◆ WHAT IS EXPECTED ◆
All of the lines below are to be transcribed faithfully, with pictures excluded from the copy.
---- LISTED RECORDS
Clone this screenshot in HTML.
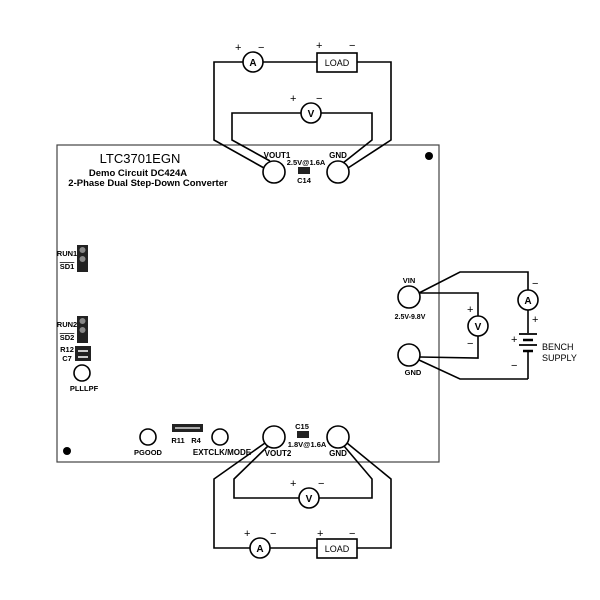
<!DOCTYPE html>
<html><head><meta charset="utf-8"><style>
html,body{margin:0;padding:0;background:#fff;}
svg{display:block}
text{font-family:"Liberation Sans",sans-serif;fill:#000}
.b{font-weight:bold}
</style></head><body>
<svg width="600" height="600" viewBox="0 0 600 600" xmlns="http://www.w3.org/2000/svg">
<g fill="none" stroke="#000" stroke-width="1.6">
<rect x="57" y="145" width="382" height="317" stroke-width="1.2" stroke="#444"/>
<polyline points="264,168 214,140 214,62 243,62"/>
<line x1="263" y1="62" x2="317" y2="62"/>
<rect x="317" y="53" width="40" height="19"/>
<polyline points="357,62 391,62 391,140 348,168"/>
<polyline points="270,161 232,140 232,113 301,113"/>
<polyline points="321,113 372,113 372,140 343,163"/>
<circle cx="253" cy="62" r="10"/>
<circle cx="311" cy="113" r="10"/>
<circle cx="274" cy="172" r="11"/>
<circle cx="338" cy="172" r="11"/>
<circle cx="409" cy="297" r="11"/>
<circle cx="409" cy="355" r="11"/>
<polyline points="419,293 460,272 528,272 528,290"/>
<circle cx="528" cy="300" r="10"/>
<line x1="528" y1="310" x2="528" y2="333"/>
<line x1="528" y1="351" x2="528" y2="379"/>
<polyline points="528,379 460,379 419,360"/>
<polyline points="420,293 478,293 478,316"/>
<circle cx="478" cy="326" r="10"/>
<polyline points="478,336 478,358 420,357"/>
<line x1="519" y1="334" x2="537" y2="334" stroke-width="1.8"/>
<line x1="523" y1="340" x2="533" y2="340" stroke-width="2.5"/>
<line x1="519" y1="345" x2="537" y2="345" stroke-width="1.8"/>
<line x1="523" y1="351" x2="533" y2="351" stroke-width="2.5"/>
<circle cx="148" cy="437" r="8"/>
<circle cx="220" cy="437" r="8"/>
<circle cx="274" cy="437" r="11"/>
<circle cx="338" cy="437" r="11"/>
<polyline points="265,443 214,479 214,548 250,548"/>
<line x1="270" y1="548" x2="317" y2="548"/>
<rect x="317" y="539" width="40" height="19"/>
<polyline points="357,548 391,548 391,479 347,443"/>
<polyline points="268,446 234,479 234,498 299,498"/>
<polyline points="319,498 372,498 372,479 344,446"/>
<circle cx="260" cy="548" r="10"/>
<circle cx="309" cy="498" r="10"/>
<circle cx="82" cy="373" r="8"/>
</g>
<circle cx="429" cy="156" r="4" fill="#000"/>
<circle cx="67" cy="451" r="4" fill="#000"/>
<rect x="77" y="245" width="11" height="27" fill="#222"/>
<circle cx="82.5" cy="250" r="3" fill="#888"/><circle cx="82.5" cy="259" r="3" fill="#888"/>
<rect x="77" y="316" width="11" height="27" fill="#222"/>
<circle cx="82.5" cy="321" r="3" fill="#888"/><circle cx="82.5" cy="330" r="3" fill="#888"/>
<rect x="75" y="346" width="16" height="15" fill="#222"/>
<rect x="78" y="350" width="10" height="2" fill="#ccc"/><rect x="78" y="356" width="10" height="2" fill="#ccc"/>
<rect x="298" y="167" width="12" height="7" fill="#222"/>
<rect x="297" y="431" width="12" height="7" fill="#222"/>
<rect x="172" y="424" width="31" height="8" fill="#222"/>
<rect x="175" y="427" width="25" height="2" fill="#aaa"/>
<text x="140" y="163" font-size="13" text-anchor="middle">LTC3701EGN</text>
<g class="b">
<text x="138" y="176" font-size="9.5" text-anchor="middle">Demo Circuit DC424A</text>
<text x="148" y="186" font-size="9.5" text-anchor="middle">2-Phase Dual Step-Down Converter</text>
<text x="277" y="158" font-size="8" text-anchor="middle">VOUT1</text>
<text x="306" y="165" font-size="7.5" text-anchor="middle">2.5V@1.6A</text>
<text x="304" y="183" font-size="7.5" text-anchor="middle">C14</text>
<text x="338" y="158" font-size="8" text-anchor="middle">GND</text>
<text x="67" y="256" font-size="7.5" text-anchor="middle">RUN1</text>
<text x="67" y="269" font-size="7.5" text-anchor="middle" text-decoration="overline">SD1</text>
<text x="67" y="327" font-size="7.5" text-anchor="middle">RUN2</text>
<text x="67" y="340" font-size="7.5" text-anchor="middle" text-decoration="overline">SD2</text>
<text x="67" y="352" font-size="7.5" text-anchor="middle">R12</text>
<text x="67" y="361" font-size="7.5" text-anchor="middle">C7</text>
<text x="84" y="391" font-size="7.5" text-anchor="middle">PLLLPF</text>
<text x="409" y="283" font-size="7.5" text-anchor="middle">VIN</text>
<text x="410" y="319" font-size="7" text-anchor="middle">2.5V-9.8V</text>
<text x="413" y="375" font-size="7.5" text-anchor="middle">GND</text>
<text x="148" y="455" font-size="7.5" text-anchor="middle">PGOOD</text>
<text x="178" y="443" font-size="7.5" text-anchor="middle">R11</text>
<text x="196" y="443" font-size="7.5" text-anchor="middle">R4</text>
<text x="222" y="455" font-size="8" text-anchor="middle">EXTCLK/MODE</text>
<text x="278" y="456" font-size="8" text-anchor="middle">VOUT2</text>
<text x="302" y="429" font-size="7.5" text-anchor="middle">C15</text>
<text x="307" y="447" font-size="7.5" text-anchor="middle">1.8V@1.6A</text>
<text x="338" y="456" font-size="8" text-anchor="middle">GND</text>
<text x="253" y="66" font-size="10" text-anchor="middle">A</text>
<text x="311" y="117" font-size="10" text-anchor="middle">V</text>
<text x="528" y="304" font-size="10" text-anchor="middle">A</text>
<text x="478" y="330" font-size="10" text-anchor="middle">V</text>
<text x="260" y="552" font-size="10" text-anchor="middle">A</text>
<text x="309" y="502" font-size="10" text-anchor="middle">V</text>
</g>
<text x="337" y="66" font-size="9" text-anchor="middle">LOAD</text>
<text x="337" y="552" font-size="9" text-anchor="middle">LOAD</text>
<text x="542" y="350" font-size="9">BENCH</text>
<text x="542" y="361" font-size="9">SUPPLY</text>
<g font-size="11">
<text x="235" y="51">+</text><text x="258" y="51">−</text>
<text x="316" y="49">+</text><text x="349" y="49">−</text>
<text x="290" y="102">+</text><text x="316" y="102">−</text>
<text x="532" y="287">−</text><text x="532" y="323">+</text>
<text x="467" y="313">+</text><text x="467" y="347">−</text>
<text x="511" y="343">+</text><text x="511" y="369">−</text>
<text x="290" y="487">+</text><text x="318" y="487">−</text>
<text x="244" y="537">+</text><text x="270" y="537">−</text>
<text x="317" y="537">+</text><text x="349" y="537">−</text>
</g>
</svg>
</body></html>
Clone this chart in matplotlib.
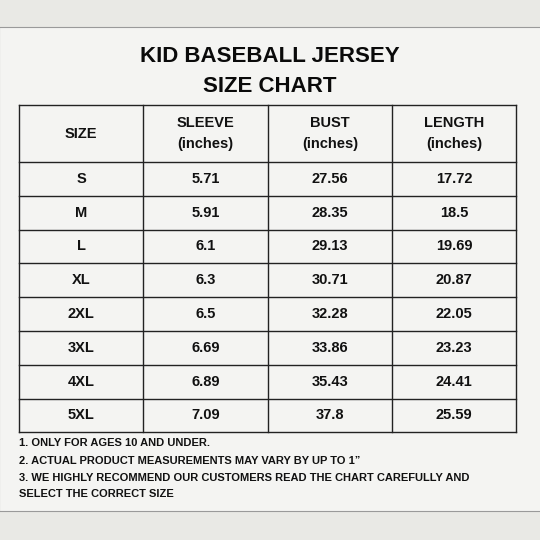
--------
◆ COMPLETED TASK ◆
Clone this screenshot in HTML.
<!DOCTYPE html>
<html><head><meta charset="utf-8"><style>
html,body{margin:0;padding:0;background:#fff;}
svg{display:block}
text{font-family:"Liberation Sans",sans-serif;fill:#000}
.b{font-weight:bold}
</style></head><body>
<svg width="600" height="600" viewBox="0 0 600 600" xmlns="http://www.w3.org/2000/svg">
<g fill="none" stroke="#000" stroke-width="1.6">
<rect x="57" y="145" width="382" height="317" stroke-width="1.2" stroke="#444"/>
<polyline points="264,168 214,140 214,62 243,62"/>
<line x1="263" y1="62" x2="317" y2="62"/>
<rect x="317" y="53" width="40" height="19"/>
<polyline points="357,62 391,62 391,140 348,168"/>
<polyline points="270,161 232,140 232,113 301,113"/>
<polyline points="321,113 372,113 372,140 343,163"/>
<circle cx="253" cy="62" r="10"/>
<circle cx="311" cy="113" r="10"/>
<circle cx="274" cy="172" r="11"/>
<circle cx="338" cy="172" r="11"/>
<circle cx="409" cy="297" r="11"/>
<circle cx="409" cy="355" r="11"/>
<polyline points="419,293 460,272 528,272 528,290"/>
<circle cx="528" cy="300" r="10"/>
<line x1="528" y1="310" x2="528" y2="333"/>
<line x1="528" y1="351" x2="528" y2="379"/>
<polyline points="528,379 460,379 419,360"/>
<polyline points="420,293 478,293 478,316"/>
<circle cx="478" cy="326" r="10"/>
<polyline points="478,336 478,358 420,357"/>
<line x1="519" y1="334" x2="537" y2="334" stroke-width="1.8"/>
<line x1="523" y1="340" x2="533" y2="340" stroke-width="2.5"/>
<line x1="519" y1="345" x2="537" y2="345" stroke-width="1.8"/>
<line x1="523" y1="351" x2="533" y2="351" stroke-width="2.5"/>
<circle cx="148" cy="437" r="8"/>
<circle cx="220" cy="437" r="8"/>
<circle cx="274" cy="437" r="11"/>
<circle cx="338" cy="437" r="11"/>
<polyline points="265,443 214,479 214,548 250,548"/>
<line x1="270" y1="548" x2="317" y2="548"/>
<rect x="317" y="539" width="40" height="19"/>
<polyline points="357,548 391,548 391,479 347,443"/>
<polyline points="268,446 234,479 234,498 299,498"/>
<polyline points="319,498 372,498 372,479 344,446"/>
<circle cx="260" cy="548" r="10"/>
<circle cx="309" cy="498" r="10"/>
<circle cx="82" cy="373" r="8"/>
</g>
<circle cx="429" cy="156" r="4" fill="#000"/>
<circle cx="67" cy="451" r="4" fill="#000"/>
<rect x="77" y="245" width="11" height="27" fill="#222"/>
<circle cx="82.5" cy="250" r="3" fill="#888"/><circle cx="82.5" cy="259" r="3" fill="#888"/>
<rect x="77" y="316" width="11" height="27" fill="#222"/>
<circle cx="82.5" cy="321" r="3" fill="#888"/><circle cx="82.5" cy="330" r="3" fill="#888"/>
<rect x="75" y="346" width="16" height="15" fill="#222"/>
<rect x="78" y="350" width="10" height="2" fill="#ccc"/><rect x="78" y="356" width="10" height="2" fill="#ccc"/>
<rect x="298" y="167" width="12" height="7" fill="#222"/>
<rect x="297" y="431" width="12" height="7" fill="#222"/>
<rect x="172" y="424" width="31" height="8" fill="#222"/>
<rect x="175" y="427" width="25" height="2" fill="#aaa"/>
<text x="140" y="163" font-size="13" text-anchor="middle">LTC3701EGN</text>
<g class="b">
<text x="138" y="176" font-size="9.5" text-anchor="middle">Demo Circuit DC424A</text>
<text x="148" y="186" font-size="9.5" text-anchor="middle">2-Phase Dual Step-Down Converter</text>
<text x="277" y="158" font-size="8" text-anchor="middle">VOUT1</text>
<text x="306" y="165" font-size="7.5" text-anchor="middle">2.5V@1.6A</text>
<text x="304" y="183" font-size="7.5" text-anchor="middle">C14</text>
<text x="338" y="158" font-size="8" text-anchor="middle">GND</text>
<text x="67" y="256" font-size="7.5" text-anchor="middle">RUN1</text>
<text x="67" y="269" font-size="7.5" text-anchor="middle" text-decoration="overline">SD1</text>
<text x="67" y="327" font-size="7.5" text-anchor="middle">RUN2</text>
<text x="67" y="340" font-size="7.5" text-anchor="middle" text-decoration="overline">SD2</text>
<text x="67" y="352" font-size="7.5" text-anchor="middle">R12</text>
<text x="67" y="361" font-size="7.5" text-anchor="middle">C7</text>
<text x="84" y="391" font-size="7.5" text-anchor="middle">PLLLPF</text>
<text x="409" y="283" font-size="7.5" text-anchor="middle">VIN</text>
<text x="410" y="319" font-size="7" text-anchor="middle">2.5V-9.8V</text>
<text x="413" y="375" font-size="7.5" text-anchor="middle">GND</text>
<text x="148" y="455" font-size="7.5" text-anchor="middle">PGOOD</text>
<text x="178" y="443" font-size="7.5" text-anchor="middle">R11</text>
<text x="196" y="443" font-size="7.5" text-anchor="middle">R4</text>
<text x="222" y="455" font-size="8" text-anchor="middle">EXTCLK/MODE</text>
<text x="278" y="456" font-size="8" text-anchor="middle">VOUT2</text>
<text x="302" y="429" font-size="7.5" text-anchor="middle">C15</text>
<text x="307" y="447" font-size="7.5" text-anchor="middle">1.8V@1.6A</text>
<text x="338" y="456" font-size="8" text-anchor="middle">GND</text>
<text x="253" y="66" font-size="10" text-anchor="middle">A</text>
<text x="311" y="117" font-size="10" text-anchor="middle">V</text>
<text x="528" y="304" font-size="10" text-anchor="middle">A</text>
<text x="478" y="330" font-size="10" text-anchor="middle">V</text>
<text x="260" y="552" font-size="10" text-anchor="middle">A</text>
<text x="309" y="502" font-size="10" text-anchor="middle">V</text>
</g>
<text x="337" y="66" font-size="9" text-anchor="middle">LOAD</text>
<text x="337" y="552" font-size="9" text-anchor="middle">LOAD</text>
<text x="542" y="350" font-size="9">BENCH</text>
<text x="542" y="361" font-size="9">SUPPLY</text>
<g font-size="11">
<text x="235" y="51">+</text><text x="258" y="51">−</text>
<text x="316" y="49">+</text><text x="349" y="49">−</text>
<text x="290" y="102">+</text><text x="316" y="102">−</text>
<text x="532" y="287">−</text><text x="532" y="323">+</text>
<text x="467" y="313">+</text><text x="467" y="347">−</text>
<text x="511" y="343">+</text><text x="511" y="369">−</text>
<text x="290" y="487">+</text><text x="318" y="487">−</text>
<text x="244" y="537">+</text><text x="270" y="537">−</text>
<text x="317" y="537">+</text><text x="349" y="537">−</text>
</g>
</svg>
</body></html>
Clone this chart in matplotlib.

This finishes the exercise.